Your objective
Go through the data and copy every line exactly, but not the images.

Source excerpt
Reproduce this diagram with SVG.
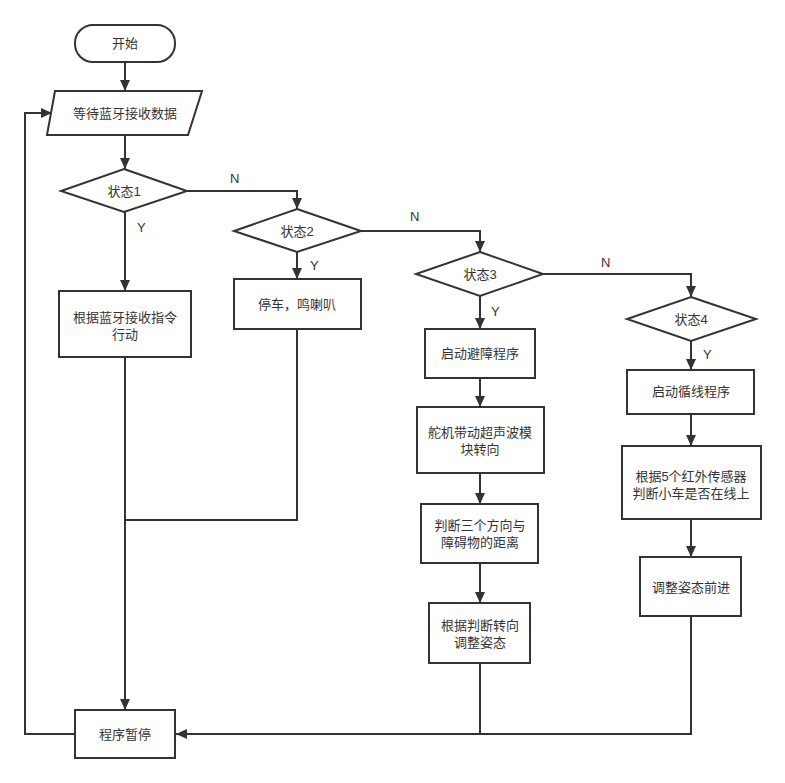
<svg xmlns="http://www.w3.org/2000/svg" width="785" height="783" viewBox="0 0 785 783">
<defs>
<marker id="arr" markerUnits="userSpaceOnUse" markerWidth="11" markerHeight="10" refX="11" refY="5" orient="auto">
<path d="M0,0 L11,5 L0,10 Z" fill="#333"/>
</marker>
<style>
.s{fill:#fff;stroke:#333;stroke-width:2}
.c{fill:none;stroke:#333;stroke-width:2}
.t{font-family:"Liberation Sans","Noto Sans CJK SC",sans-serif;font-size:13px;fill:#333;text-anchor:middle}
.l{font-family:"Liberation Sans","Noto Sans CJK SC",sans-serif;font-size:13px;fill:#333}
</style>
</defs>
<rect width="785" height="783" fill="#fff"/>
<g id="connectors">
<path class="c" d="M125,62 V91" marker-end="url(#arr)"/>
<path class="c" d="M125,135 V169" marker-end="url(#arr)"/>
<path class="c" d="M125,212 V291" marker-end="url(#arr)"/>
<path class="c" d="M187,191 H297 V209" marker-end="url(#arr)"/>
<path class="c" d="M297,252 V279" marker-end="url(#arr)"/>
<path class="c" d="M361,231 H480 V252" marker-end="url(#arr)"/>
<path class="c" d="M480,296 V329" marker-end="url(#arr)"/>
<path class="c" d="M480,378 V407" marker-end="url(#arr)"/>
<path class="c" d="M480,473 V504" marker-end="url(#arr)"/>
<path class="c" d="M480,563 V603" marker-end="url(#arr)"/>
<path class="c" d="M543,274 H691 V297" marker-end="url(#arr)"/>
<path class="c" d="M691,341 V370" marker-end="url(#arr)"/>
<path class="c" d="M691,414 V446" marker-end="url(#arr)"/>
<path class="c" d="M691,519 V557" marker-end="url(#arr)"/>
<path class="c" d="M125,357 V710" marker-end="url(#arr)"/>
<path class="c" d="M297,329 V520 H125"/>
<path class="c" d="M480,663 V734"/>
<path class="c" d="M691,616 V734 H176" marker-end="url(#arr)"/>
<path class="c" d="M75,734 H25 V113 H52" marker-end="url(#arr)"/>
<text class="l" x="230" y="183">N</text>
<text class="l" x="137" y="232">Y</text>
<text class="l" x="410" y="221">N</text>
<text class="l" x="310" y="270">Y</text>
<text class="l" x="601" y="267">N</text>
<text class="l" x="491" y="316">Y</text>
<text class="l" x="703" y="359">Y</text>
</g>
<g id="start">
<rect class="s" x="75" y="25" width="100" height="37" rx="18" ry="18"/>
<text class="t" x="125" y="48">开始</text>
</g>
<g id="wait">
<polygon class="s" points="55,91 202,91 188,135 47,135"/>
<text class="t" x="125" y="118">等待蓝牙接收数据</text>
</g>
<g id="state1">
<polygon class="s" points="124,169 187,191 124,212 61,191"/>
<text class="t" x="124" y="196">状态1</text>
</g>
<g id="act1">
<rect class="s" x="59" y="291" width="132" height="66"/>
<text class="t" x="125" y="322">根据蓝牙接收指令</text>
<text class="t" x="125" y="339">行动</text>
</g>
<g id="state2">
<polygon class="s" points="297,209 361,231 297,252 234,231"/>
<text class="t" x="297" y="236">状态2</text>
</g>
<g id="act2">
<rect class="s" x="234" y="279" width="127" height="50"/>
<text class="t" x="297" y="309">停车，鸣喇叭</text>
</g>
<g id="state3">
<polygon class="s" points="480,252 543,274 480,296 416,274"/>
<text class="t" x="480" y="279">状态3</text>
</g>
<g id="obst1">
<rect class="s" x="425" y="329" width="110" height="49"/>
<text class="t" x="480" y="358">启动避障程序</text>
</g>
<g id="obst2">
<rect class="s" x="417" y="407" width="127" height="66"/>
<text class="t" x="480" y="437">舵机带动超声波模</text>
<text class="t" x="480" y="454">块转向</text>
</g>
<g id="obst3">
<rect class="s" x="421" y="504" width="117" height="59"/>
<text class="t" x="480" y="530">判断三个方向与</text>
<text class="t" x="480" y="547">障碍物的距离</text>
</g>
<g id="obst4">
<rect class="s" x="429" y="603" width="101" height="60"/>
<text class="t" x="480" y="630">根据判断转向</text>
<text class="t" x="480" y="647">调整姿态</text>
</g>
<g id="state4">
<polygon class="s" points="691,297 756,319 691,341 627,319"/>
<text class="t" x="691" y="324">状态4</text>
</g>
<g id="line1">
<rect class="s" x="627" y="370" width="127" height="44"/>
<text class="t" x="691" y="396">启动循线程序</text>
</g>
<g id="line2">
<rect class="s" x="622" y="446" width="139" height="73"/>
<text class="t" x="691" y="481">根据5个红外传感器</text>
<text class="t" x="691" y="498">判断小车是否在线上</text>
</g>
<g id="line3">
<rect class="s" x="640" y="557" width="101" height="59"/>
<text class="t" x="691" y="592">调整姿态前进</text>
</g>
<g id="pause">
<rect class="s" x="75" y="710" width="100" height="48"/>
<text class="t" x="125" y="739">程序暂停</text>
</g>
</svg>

Output of the exercise
Reproduce this diagram with SVG.
<svg xmlns="http://www.w3.org/2000/svg" width="785" height="783" viewBox="0 0 785 783">
<defs>
<marker id="arr" markerUnits="userSpaceOnUse" markerWidth="11" markerHeight="10" refX="11" refY="5" orient="auto">
<path d="M0,0 L11,5 L0,10 Z" fill="#333"/>
</marker>
<style>
.s{fill:#fff;stroke:#333;stroke-width:2}
.c{fill:none;stroke:#333;stroke-width:2}
.t{font-family:"Liberation Sans","Noto Sans CJK SC",sans-serif;font-size:13px;fill:#333;text-anchor:middle}
.l{font-family:"Liberation Sans","Noto Sans CJK SC",sans-serif;font-size:13px;fill:#333}
</style>
</defs>
<rect width="785" height="783" fill="#fff"/>
<g id="connectors">
<path class="c" d="M125,62 V91" marker-end="url(#arr)"/>
<path class="c" d="M125,135 V169" marker-end="url(#arr)"/>
<path class="c" d="M125,212 V291" marker-end="url(#arr)"/>
<path class="c" d="M187,191 H297 V209" marker-end="url(#arr)"/>
<path class="c" d="M297,252 V279" marker-end="url(#arr)"/>
<path class="c" d="M361,231 H480 V252" marker-end="url(#arr)"/>
<path class="c" d="M480,296 V329" marker-end="url(#arr)"/>
<path class="c" d="M480,378 V407" marker-end="url(#arr)"/>
<path class="c" d="M480,473 V504" marker-end="url(#arr)"/>
<path class="c" d="M480,563 V603" marker-end="url(#arr)"/>
<path class="c" d="M543,274 H691 V297" marker-end="url(#arr)"/>
<path class="c" d="M691,341 V370" marker-end="url(#arr)"/>
<path class="c" d="M691,414 V446" marker-end="url(#arr)"/>
<path class="c" d="M691,519 V557" marker-end="url(#arr)"/>
<path class="c" d="M125,357 V710" marker-end="url(#arr)"/>
<path class="c" d="M297,329 V520 H125"/>
<path class="c" d="M480,663 V734"/>
<path class="c" d="M691,616 V734 H176" marker-end="url(#arr)"/>
<path class="c" d="M75,734 H25 V113 H52" marker-end="url(#arr)"/>
<text class="l" x="230" y="183">N</text>
<text class="l" x="137" y="232">Y</text>
<text class="l" x="410" y="221">N</text>
<text class="l" x="310" y="270">Y</text>
<text class="l" x="601" y="267">N</text>
<text class="l" x="491" y="316">Y</text>
<text class="l" x="703" y="359">Y</text>
</g>
<g id="start">
<rect class="s" x="75" y="25" width="100" height="37" rx="18" ry="18"/>
<text class="t" x="125" y="48">开始</text>
</g>
<g id="wait">
<polygon class="s" points="55,91 202,91 188,135 47,135"/>
<text class="t" x="125" y="118">等待蓝牙接收数据</text>
</g>
<g id="state1">
<polygon class="s" points="124,169 187,191 124,212 61,191"/>
<text class="t" x="124" y="196">状态1</text>
</g>
<g id="act1">
<rect class="s" x="59" y="291" width="132" height="66"/>
<text class="t" x="125" y="322">根据蓝牙接收指令</text>
<text class="t" x="125" y="339">行动</text>
</g>
<g id="state2">
<polygon class="s" points="297,209 361,231 297,252 234,231"/>
<text class="t" x="297" y="236">状态2</text>
</g>
<g id="act2">
<rect class="s" x="234" y="279" width="127" height="50"/>
<text class="t" x="297" y="309">停车，鸣喇叭</text>
</g>
<g id="state3">
<polygon class="s" points="480,252 543,274 480,296 416,274"/>
<text class="t" x="480" y="279">状态3</text>
</g>
<g id="obst1">
<rect class="s" x="425" y="329" width="110" height="49"/>
<text class="t" x="480" y="358">启动避障程序</text>
</g>
<g id="obst2">
<rect class="s" x="417" y="407" width="127" height="66"/>
<text class="t" x="480" y="437">舵机带动超声波模</text>
<text class="t" x="480" y="454">块转向</text>
</g>
<g id="obst3">
<rect class="s" x="421" y="504" width="117" height="59"/>
<text class="t" x="480" y="530">判断三个方向与</text>
<text class="t" x="480" y="547">障碍物的距离</text>
</g>
<g id="obst4">
<rect class="s" x="429" y="603" width="101" height="60"/>
<text class="t" x="480" y="630">根据判断转向</text>
<text class="t" x="480" y="647">调整姿态</text>
</g>
<g id="state4">
<polygon class="s" points="691,297 756,319 691,341 627,319"/>
<text class="t" x="691" y="324">状态4</text>
</g>
<g id="line1">
<rect class="s" x="627" y="370" width="127" height="44"/>
<text class="t" x="691" y="396">启动循线程序</text>
</g>
<g id="line2">
<rect class="s" x="622" y="446" width="139" height="73"/>
<text class="t" x="691" y="481">根据5个红外传感器</text>
<text class="t" x="691" y="498">判断小车是否在线上</text>
</g>
<g id="line3">
<rect class="s" x="640" y="557" width="101" height="59"/>
<text class="t" x="691" y="592">调整姿态前进</text>
</g>
<g id="pause">
<rect class="s" x="75" y="710" width="100" height="48"/>
<text class="t" x="125" y="739">程序暂停</text>
</g>
</svg>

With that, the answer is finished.